Personal information
- Born: 2 March 1954 Coonabarabran, New South Wales, Australia
- Died: 24 April 1984 (aged 30) Coonabarabran, New South Wales, Australia

Playing information
- Position: Wing
Club
| Years | Team | Pld | T | G | FG | P |
| 1972 | South Sydney | 1 | 1 | 0 | 0 | 3 |
| 1978–79 | Western Suburbs | 36 | 9 | 0 | 0 | 27 |
|  | Total | 37 | 10 | 0 | 0 | 30 |
- Source: As of 4 January 2023

= Eric Cain =

Australian rugby league footballer (1954-1984)

Eric "Buddy" Cain (1954-1984) was an Australian former professional rugby league footballer who played in the 1970s. He played for Western Suburbs and South Sydney in the NSWRL competition. He was described as an "exciting, yet erratic" player.

==Playing career==
Cain played his junior rugby league for Zetland in the South Sydney district.
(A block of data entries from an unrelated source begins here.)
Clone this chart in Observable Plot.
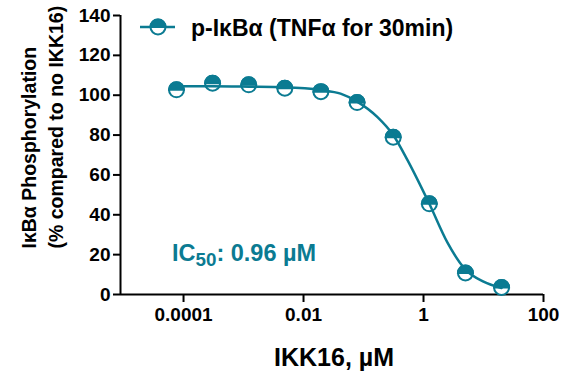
<!DOCTYPE html>
<html>
<head>
<meta charset="utf-8">
<script src="https://cdn.jsdelivr.net/npm/d3@7"></script>
<script src="https://cdn.jsdelivr.net/npm/@observablehq/plot@0.6"></script>
<style>
  body { margin: 0; background: white; }
  #wrap { position: relative; width: 576px; height: 375px; font-family: "Liberation Sans", Arial, sans-serif; }
  .ov { position: absolute; font-weight: bold; white-space: nowrap; line-height: 22px; }
  sub { font-size: 0.8em; vertical-align: -0.28em; line-height: 0; }
</style>
</head>
<body>
<div id="wrap"></div>
<script>
// ---- data ----
const concentrations = [0.0000763, 0.000305, 0.00122, 0.00488, 0.0195, 0.0781, 0.3125, 1.25, 5, 20]; // µM
const phosphorylation = [102.7, 106, 105.2, 103.5, 101.8, 96.3, 78.9, 45.5, 10.8, 3.5]; // % of no IKK16
const fitConcentrations = [0.0000763, 0.000305, 0.00122, 0.00488, 0.0195, 0.0414, 0.0781, 0.171, 0.3125, 0.541, 1.25, 2.51, 5, 10, 20];
const fitValues = [104.5, 104.5, 104.3, 104, 102.6, 100.8, 96.8, 89, 80, 67.4, 45.5, 26, 12.5, 6.5, 3.3];
const xTicks = [0.0001, 0.01, 1, 100];
const xTickLabels = ["0.0001", "0.01", "1", "100"];
const yTicks = [0, 20, 40, 60, 80, 100, 120, 140];
const seriesName = "p-IκBα (TNFα for 30min)";
const xTitle = "IKK16, µM";
const yTitle = "IκBα Phosphorylation\n(% compared to no IKK16)";
const ic50Label = "0.96 µM";

const teal = "#0b7b92";
const points = concentrations.map((c, i) => ({c, v: phosphorylation[i]}));
const fit = fitConcentrations.map((c, i) => ({c, v: fitValues[i]}));

const halfTop = {
  draw(context, size) {
    const r = Math.sqrt(size / Math.PI);
    context.moveTo(r, 0);
    context.arc(0, 0, r, 0, Math.PI, true);
    context.closePath();
  }
};

const chart = Plot.plot({
  width: 576,
  height: 375,
  marginLeft: 120,
  marginRight: 33,
  marginTop: 15,
  marginBottom: 81,
  style: {fontFamily: "'Liberation Sans', Arial, sans-serif", background: "white", color: "black"},
  x: {type: "log", domain: [8.9e-6, 100]},
  y: {domain: [0, 140]},
  marks: [
    Plot.axisY({ticks: yTicks, tickSize: 7, tickPadding: 3, fontSize: 19, fontWeight: "bold", strokeWidth: 2, label: null}),
    Plot.axisX({ticks: xTicks, tickFormat: d => xTickLabels[xTicks.indexOf(d)], tickSize: 8, tickPadding: 5, fontSize: 19, fontWeight: "bold", strokeWidth: 2, label: null}),
    Plot.ruleY([0], {strokeWidth: 2}),
    Plot.ruleX([8.9e-6], {strokeWidth: 2}),
    Plot.dot(points, {x: "c", y: "v", r: 7.5, fill: "white", stroke: teal, strokeWidth: 2}),
    Plot.dot(points, {x: "c", y: "v", r: 7.5, symbol: halfTop, fill: teal, stroke: teal, strokeWidth: 2}),
    Plot.line(fit, {x: "c", y: "v", stroke: teal, strokeWidth: 2.5, curve: "monotone-x"}),
    Plot.text([xTitle], {text: d => d, frameAnchor: "bottom", dy: 63, dx: 2, fontSize: 25, fontWeight: "bold", lineAnchor: "middle"}),
    Plot.text([yTitle], {text: d => d, frameAnchor: "left", rotate: -90, dx: -80, dy: 93.5, textAnchor: "start", lineAnchor: "middle", lineHeight: 1.38, fontSize: 19.5, fontWeight: "bold"})
  ]
});

const wrap = document.getElementById("wrap");
wrap.appendChild(chart);

const legend = document.createElement("div");
legend.className = "ov";
legend.style.left = "138px";
legend.style.top = "17px";
legend.innerHTML = `<svg width="40" height="20" style="position:absolute;left:0;top:0">
  <line x1="2" x2="37" y1="10" y2="10" stroke="${teal}" stroke-width="2.5"/>
  <circle cx="20" cy="10" r="7.5" fill="white" stroke="${teal}" stroke-width="2"/>
  <path d="M27.5,10 A7.5,7.5 0 0 0 12.5,10 Z" fill="${teal}" stroke="${teal}" stroke-width="2"/>
</svg><span style="position:absolute;left:53px;top:0px;font-size:23px;color:black">${seriesName}</span>`;
wrap.appendChild(legend);

const ic = document.createElement("div");
ic.className = "ov";
ic.style.left = "172px";
ic.style.top = "242px";
ic.style.fontSize = "23.5px";
ic.style.color = teal;
ic.innerHTML = `IC<sub>50</sub>: ${ic50Label}`;
wrap.appendChild(ic);
</script>
</body>
</html>
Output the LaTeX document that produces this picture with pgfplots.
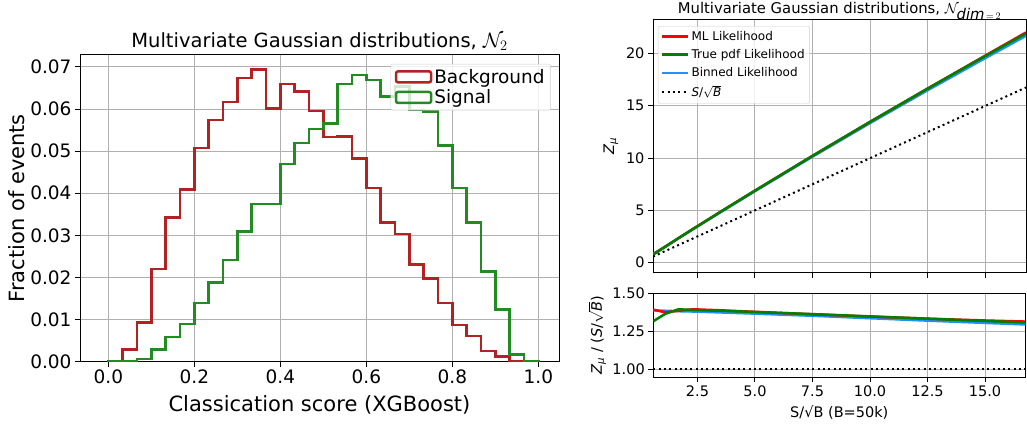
\documentclass[border=0pt]{standalone}
\usepackage{fontspec}
\setmainfont{DejaVu Sans}
\usepackage{pgfplots}
\pgfplotsset{compat=1.18}

\definecolor{bgred}{RGB}{178,34,34}
\definecolor{sggreen}{RGB}{34,139,34}
\definecolor{mlred}{RGB}{255,0,0}
\definecolor{tgreen}{RGB}{0,128,0}
\definecolor{bblue}{RGB}{30,144,255}
\definecolor{gridgray}{RGB}{176,176,176}

\pgfplotsset{
  every axis title shift=0pt,
  mpl/.style={
    scale only axis,
    axis line style={line width=1pt, black},
    grid=major,
    grid style={gridgray, line width=1pt},
    tick align=outside,
    major tick length=5pt,
    tick style={black, line width=1pt},
    xtick pos=left, ytick pos=left,
    scaled ticks=false,
    legend cell align=left,
  },
}

\begin{document}
\begin{tikzpicture}
\useasboundingbox (0,0) rectangle (1027pt,426pt);

% ---------------- Left: histogram ----------------
\begin{axis}[mpl,
  at={(80pt,64.3pt)}, anchor=south west,
  width=479pt, height=307pt,
  xmin=-0.066, xmax=1.048, ymin=0, ymax=0.0729,
  xtick={0,0.2,0.4,0.6,0.8,1.0},
  xticklabels={0.0,0.2,0.4,0.6,0.8,1.0},
  ytick={0,0.01,0.02,0.03,0.04,0.05,0.06,0.07},
  yticklabels={0.00,0.01,0.02,0.03,0.04,0.05,0.06,0.07},
  tick label style={font=\fontsize{18.5}{21}\selectfont},
  xlabel={Classication score (XGBoost)},
  ylabel={Fraction of events},
  label style={font=\fontsize{21}{24}\selectfont},
  x label style={at={(axis description cs:0.5,-0.141)}, anchor=center},
  y label style={at={(axis description cs:-0.1315,0.5)}, anchor=center, rotate=0},
  title={Multivariate Gaussian distributions, $\mathcal{N}_2$},
  title style={font=\fontsize{19.5}{22}\selectfont, at={(axis description cs:0.5,1.025)}, anchor=base},
  legend image code/.code={\draw[#1] (0pt,-5.5pt) rectangle (35pt,5.5pt);},
  legend style={at={(axis description cs:0.983,0.970)}, anchor=north east,
    draw=gray!40, fill=white, fill opacity=0.8, text opacity=1, rounded corners=2pt,
    font=\fontsize{18.5}{21}\selectfont, row sep=1pt, inner xsep=4pt, inner ysep=3pt},
]
\addplot[const plot, bgred, line width=2.5pt] coordinates {
(0,0) (0,0.0002) (0.0333,0.0029) (0.0667,0.0093) (0.1,0.0220) (0.1333,0.0343)
(0.1667,0.0409) (0.2,0.0508) (0.2333,0.0574) (0.2667,0.0617) (0.3,0.0674)
(0.3333,0.0694) (0.3667,0.0601) (0.4,0.0660) (0.4333,0.0642) (0.4667,0.0595)
(0.5,0.0533) (0.5333,0.0535) (0.5667,0.0483) (0.6,0.0413) (0.6333,0.0331)
(0.6667,0.0303) (0.7,0.0231) (0.7333,0.0198) (0.7667,0.0139) (0.8,0.0087)
(0.8333,0.0061) (0.8667,0.0026) (0.9,0.0012) (0.9333,0.0002) (0.9667,0.0)
(1.0,0.0) (1.0,0)
};
\addlegendentry{Background}
\addplot[const plot, sggreen, line width=2.5pt] coordinates {
(0,0) (0,0.0) (0.0333,0.0002) (0.0667,0.0007) (0.1,0.0029) (0.1333,0.0059)
(0.1667,0.0089) (0.2,0.0139) (0.2333,0.0188) (0.2667,0.0241) (0.3,0.0309)
(0.3333,0.0374) (0.3667,0.0374) (0.4,0.0469) (0.4333,0.0519) (0.4667,0.0553)
(0.5,0.0566) (0.5333,0.0660) (0.5667,0.0681) (0.6,0.0669) (0.6333,0.0630)
(0.6667,0.0654) (0.7,0.0598) (0.7333,0.0594) (0.7667,0.0513) (0.8,0.0413)
(0.8333,0.0331) (0.8667,0.0214) (0.9,0.0124) (0.9333,0.0017) (0.9667,0.0002)
(1.0,0.0002) (1.0,0)
};
\addlegendentry{Signal}
\end{axis}

% ---------------- Right top: Z vs S/sqrt(B) ----------------
\begin{axis}[mpl,
  at={(653pt,153.3pt)}, anchor=south west,
  width=373pt, height=252.7pt,
  xmin=0.58, xmax=16.75, ymin=-0.96, ymax=23.2,
  xtick={2.5,5,7.5,10,12.5,15}, xticklabels={},
  ytick={0,5,10,15,20}, yticklabels={0,5,10,15,20},
  tick label style={font=\fontsize{14.5}{17}\selectfont},
  ylabel={\textit{Z}\textsubscript{\textit{μ}}},
  label style={font=\fontsize{14.5}{17}\selectfont},
  y label style={at={(axis description cs:-0.113,0.5)}, anchor=center},
  title={Multivariate Gaussian distributions, $\mathcal{N}_{\textit{dim}\,=\,2}$},
  title style={font=\fontsize{14.8}{17}\selectfont, at={(axis description cs:0.5,1.0265)}, anchor=base},
  legend image code/.code={\draw[#1] (0pt,0pt) -- (26pt,0pt);},
  legend style={at={(axis description cs:0.013,0.976)}, anchor=north west,
    draw=gray!40, fill=white, fill opacity=0.8, text opacity=1, rounded corners=2pt,
    font=\fontsize{12}{14}\selectfont, row sep=3.5pt, inner xsep=3pt, inner ysep=3pt},
]
\addlegendimage{mlred, line width=2.5pt}
\addlegendentry{ML Likelihood}
\addlegendimage{tgreen, line width=2.5pt}
\addlegendentry{True pdf Likelihood}
\addlegendimage{bblue, line width=2.5pt}
\addlegendentry{Binned Likelihood}
\addlegendimage{black, line width=2pt, dash pattern=on 2pt off 3.3pt}
\addlegendentry{\textit{S}/$\sqrt{\textit{B}}$}
\addplot[bblue, line width=2.5pt, forget plot] coordinates {
(0.58,0.805) (1.1,1.524) (1.68,2.322) (2.3,3.174) (3.5,4.809) (5,6.83)
(7.5,10.14) (10,13.36) (12.5,16.5) (15,19.575) (16.75,21.691)};
\addplot[mlred, line width=2.5pt, forget plot] coordinates {
(0.58,0.807) (1.1,1.513) (1.68,2.327) (2.3,3.209) (3.5,4.858) (5,6.89)
(7.5,10.215) (10,13.47) (12.5,16.663) (15,19.815) (16.75,22.01)};
\addplot[tgreen, line width=2.5pt, forget plot] coordinates {
(0.58,0.763) (1.1,1.502) (1.68,2.344) (2.3,3.197) (3.5,4.848) (5,6.885)
(7.5,10.223) (10,13.48) (12.5,16.663) (15,19.77) (16.75,21.909)};
\addplot[black, line width=2pt, dash pattern=on 2pt off 3.3pt, forget plot] coordinates {
(0.58,0.58) (16.75,16.75)};
\end{axis}

% ---------------- Right bottom: ratio ----------------
\begin{axis}[mpl,
  at={(653.3pt,48.7pt)}, anchor=south west,
  width=372pt, height=84pt,
  xmin=0.58, xmax=16.75, ymin=0.947, ymax=1.5,
  xtick={2.5,5,7.5,10,12.5,15},
  xticklabels={2.5,5.0,7.5,10.0,12.5,15.0},
  ytick={1,1.25,1.5}, yticklabels={1.00,1.25,1.50},
  tick label style={font=\fontsize{14.5}{17}\selectfont},
  xlabel={S/√B (B=50k)},
  ylabel={\textit{Z}\textsubscript{\textit{μ}} / (\textit{S}/$\sqrt{\textit{B}}$)},
  label style={font=\fontsize{14.5}{17}\selectfont},
  x label style={at={(axis description cs:0.5,-0.425)}, anchor=center},
  y label style={at={(axis description cs:-0.151,0.5)}, anchor=center},
]
\addplot[bblue, line width=2.5pt] coordinates {
(0.58,1.388) (1.1,1.385) (1.68,1.382) (2.3,1.380) (3.5,1.374) (5,1.366)
(7.5,1.352) (10,1.336) (12.5,1.320) (15,1.305) (16.75,1.295)};
\addplot[mlred, line width=2.5pt] coordinates {
(0.58,1.392) (1.1,1.375) (1.68,1.385) (2.3,1.395) (3.5,1.388) (5,1.378)
(7.5,1.362) (10,1.347) (12.5,1.333) (15,1.321) (16.75,1.314)};
\addplot[tgreen, line width=2.5pt] coordinates {
(0.58,1.316) (1.1,1.365) (1.68,1.395) (2.3,1.390) (3.5,1.385) (5,1.377)
(7.5,1.363) (10,1.348) (12.5,1.333) (15,1.318) (16.75,1.308)};
\addplot[black, line width=2pt, dash pattern=on 2pt off 3.3pt] coordinates {
(0.58,1.0) (16.75,1.0)};
\end{axis}
\end{tikzpicture}
\end{document}
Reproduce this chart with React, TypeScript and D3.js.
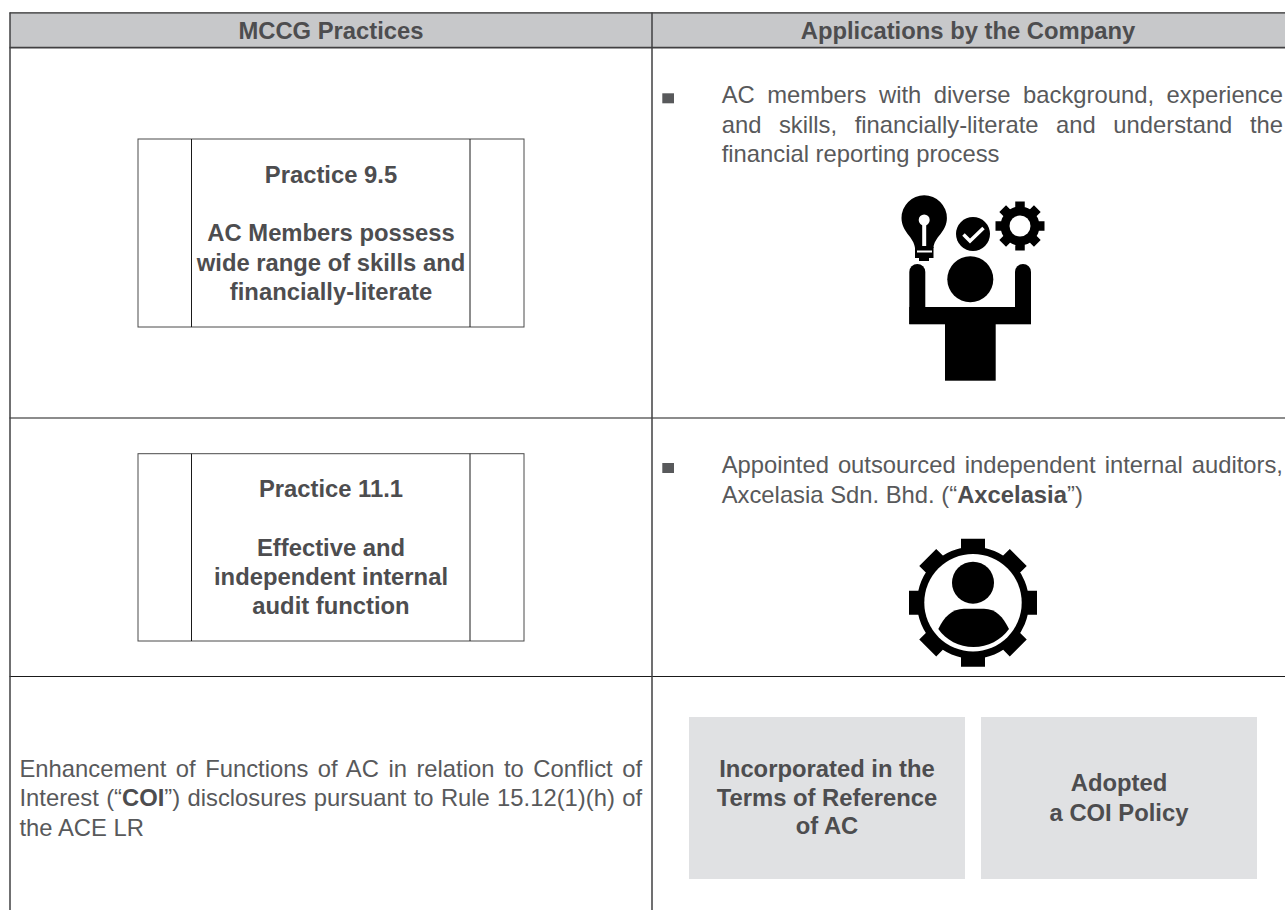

He made his first grade debut for South Sydney in round 22 of the 1972 NSWRFL season, the last before the semi-finals. With Souths losing 5 players to the flu, including Bob McCarthy and Denis Pittard, Cain was called upon to play fullback, scoring a try in the 39-22 loss to Wests. Cain made 41 appearances for South Sydney across all grades in his time at the club, but never played first grade with them again.

Six years later, Cain signed for Western Suburbs in 1978. Cain started at fullback before moving to the wing to accommodate John Dorahy. In round 19, he gained attention for a try against Parramatta. Coach Roy Masters said, "Buddy evaded Mick's cover defence and waved him goodbye as he slowed down before scoring a try. When I remonstrated with Buddy for his mocking the venerated Cronin, he argued he was entitled to exuberance."

Cain played 22 games throughout the 1978 NSWRFL season as the club claimed the Minor Premiership. He also played for Wests in the major semi-final loss against Cronulla and the preliminary final defeat to Manly. The following season, Cain played 14 games for Western Suburbs as they again reached the finals. Cain played in their elimination final loss to Canterbury. This would also be Cain's final game in the top grade.

He was said to have died while training after leaving Wests.